Merkezi yönetimin örneğin petrol, kömür, maden çıkardığı ve ya enerji ürettiği bölgeye pay bırakması gerekecek. Soma'da Yırca köyüne termik santral yapılmasına veya Artvin'de maden açılmasına Ankara'daki bir bakanlık ve ona bağlı üç- dört bürokrat izin veremeyecek. Çevre, ulaşım, eğitim, sağlık gibi konular yerele devredilecek.

Merkezi yönetime katkı bölgelerin gelişmişlik endeksine göre oranlanacak. Dünya yerinden yönetime giderken bizde kalktı. Rantların hepsi merkeze toplandı.

Her şey Şehircilik Bakanlığı, TOKİ ve Hazine Başbakan'ın iki dudağı arasında. Türkiye'yi 10 müteahhide peşkeş çektiler. Denge sağlamak frene basmak için bu sistemin düşünülmesi lazım. Demokrasi yasama organının diktatörlüğü demek değildir.

Yasama organı da oyunun kurallarına uymak zorundadır. Yasama organı kuralları keyfi olarak değiştirme imkânına sahip olursa, bu da demokrasiye yönelik bir tehdit oluşturabilir.

Eskiden frene TSK basardı

Kuvvetler ayrılığının oldukça güçsüz kaldığı, yargının her an siyasi iktidarın güdümüne girdiği ülkemizde, darbeler toplumsal anlamda her zaman karşılık buldu.

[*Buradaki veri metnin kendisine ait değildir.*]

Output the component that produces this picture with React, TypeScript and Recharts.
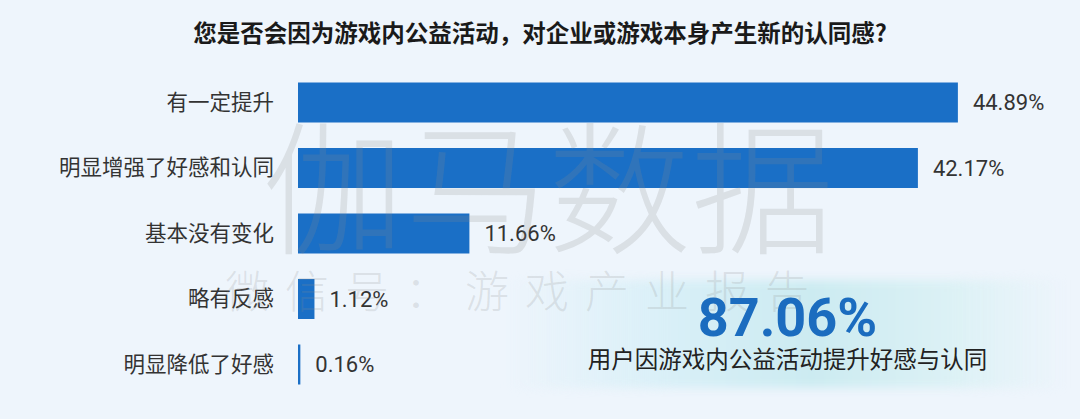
import React from 'react'
import { Bar, BarChart, XAxis, YAxis, LabelList } from 'recharts'

const categories = ['有一定提升', '明显增强了好感和认同', '基本没有变化', '略有反感', '明显降低了好感']
const shares = [44.89, 42.17, 11.66, 1.12, 0.16]
const xDomain = [0, 50]

const title = '您是否会因为游戏内公益活动，对企业或游戏本身产生新的认同感?'
const highlightValue = '87.06%'
const highlightText = '用户因游戏内公益活动提升好感与认同'

const data = categories.map((name, i) => ({ name, value: shares[i] }))

const BLUE = '#1a6fc6'
const CJK = '"Noto Sans CJK SC", "Noto Sans", sans-serif'

export default function App() {
  return (
    <div
      style={{
        position: 'absolute',
        left: 0,
        top: 0,
        width: 1080,
        height: 419,
        overflow: 'hidden',
        background: '#eef5fc',
        fontFamily: CJK,
      }}
    >
      <div
        style={{
          position: 'absolute',
          left: 0,
          top: 16,
          width: 1080,
          textAlign: 'center',
          fontSize: 23.5,
          fontWeight: 700,
          color: '#1a1a1a',
          lineHeight: '32px',
        }}
      >
        {title}
      </div>

      {/* callout background */}
      <div
        style={{
          position: 'absolute',
          left: 505,
          top: 280,
          width: 560,
          height: 108,
          filter: 'blur(5px)',
          background:
            'linear-gradient(90deg, rgba(222,240,250,0) 0%, #d8eff7 30%, #ccebf1 55%, #dcf1f5 80%, rgba(232,245,250,0) 100%)',
        }}
      />

      <div style={{ position: 'absolute', left: 0, top: 0 }}>
        <BarChart
          width={1080}
          height={419}
          data={data}
          layout="vertical"
          margin={{ top: 69.5, right: 47, bottom: 22, left: 0 }}
          barSize={40}
        >
          <XAxis type="number" domain={xDomain} hide />
          <YAxis
            type="category"
            dataKey="name"
            width={298}
            axisLine={false}
            tickLine={false}
            tickSize={0}
            tickMargin={24}
            tick={{ fontSize: 21.5, fill: '#333', fontFamily: CJK }}
            interval={0}
          />
          <Bar dataKey="value" fill={BLUE} isAnimationActive={false}>
            <LabelList
              dataKey="value"
              position="right"
              offset={15}
              formatter={(v: number) => `${v.toFixed(2)}%`}
              style={{ fontSize: 22, fill: '#333', fontFamily: 'Roboto, sans-serif' }}
            />
          </Bar>
        </BarChart>
      </div>

      {/* watermark */}
      <div
        style={{
          position: 'absolute',
          left: 262,
          top: 96,
          fontSize: 143,
          lineHeight: '170px',
          fontWeight: 300,
          color: 'rgba(140,140,140,0.2)',
          whiteSpace: 'nowrap',
          pointerEvents: 'none',
        }}
      >
        伽马数据
      </div>
      <div
        style={{
          position: 'absolute',
          left: 225,
          top: 262,
          fontSize: 44,
          lineHeight: '54px',
          letterSpacing: 16,
          fontWeight: 300,
          color: 'rgba(140,140,140,0.2)',
          whiteSpace: 'nowrap',
          pointerEvents: 'none',
        }}
      >
        微信号：游戏产业报告
      </div>

      <div
        style={{
          position: 'absolute',
          left: 500,
          top: 288,
          width: 575,
          textAlign: 'center',
          fontFamily: 'Roboto, sans-serif',
          fontWeight: 700,
          fontSize: 54,
          lineHeight: '60px',
          color: '#1b6cbf',
        }}
      >
        {highlightValue}
      </div>
      <div
        style={{
          position: 'absolute',
          left: 500,
          top: 342,
          width: 575,
          textAlign: 'center',
          fontSize: 23.5,
          lineHeight: '32px',
          color: '#222',
        }}
      >
        {highlightText}
      </div>
    </div>
  )
}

Bu süreçler halkta da TSK'da ciddi bir sorumsuzluk da yarattı. Halk cumhuriyet değerleri, laiklik ve demokrasi karşıtı hareketlerin hepsinde ordudan medet umar hale geldi.

TSK da zaman zaman 'koşullar oluştu' diyerek, kendine görev çıkarmaya çalıştı. Fakat bir yere kadar. Genelkurmay Başkanı Yaşar Büyükanıt, 27 Nisan e-muhtırasının yayınlanmasından sonra Recep Tayyip Erdoğan'la Dolmabahçe'de baş başa bir görüşme yaptı. Recep Tayyip Erdoğan daha sonra 'Biz Genelkurmay Başkanı'yla iki yetkili olarak, mahrem bir görüşme yaptık.  Bu benimle mezara kadar gider, hiçbir zaman açıklamam. Sayın Büyükanıt açıklarsa o zaman ben de görüşmenin detaylarını paylaşabilirim' dedi. Burada önemli bir detay var. İki kişi arasındaki yapılan bir görüşmenin içeriğini bir taraf her an yalanlayabilir. Ya da farklı aktarabilir. İkisi de olmadı şimdiye kadar.

Demek ki, ya yapılan görüşme kayıt altına alınmış ya da ortada birilerini zor durumda bırakacak bazı belgeler var. Yoksa mezara gidecek olan neydi?

Demek ki orduda bir zümrenin bir açığı vardı ve birileri bunları biliyordu.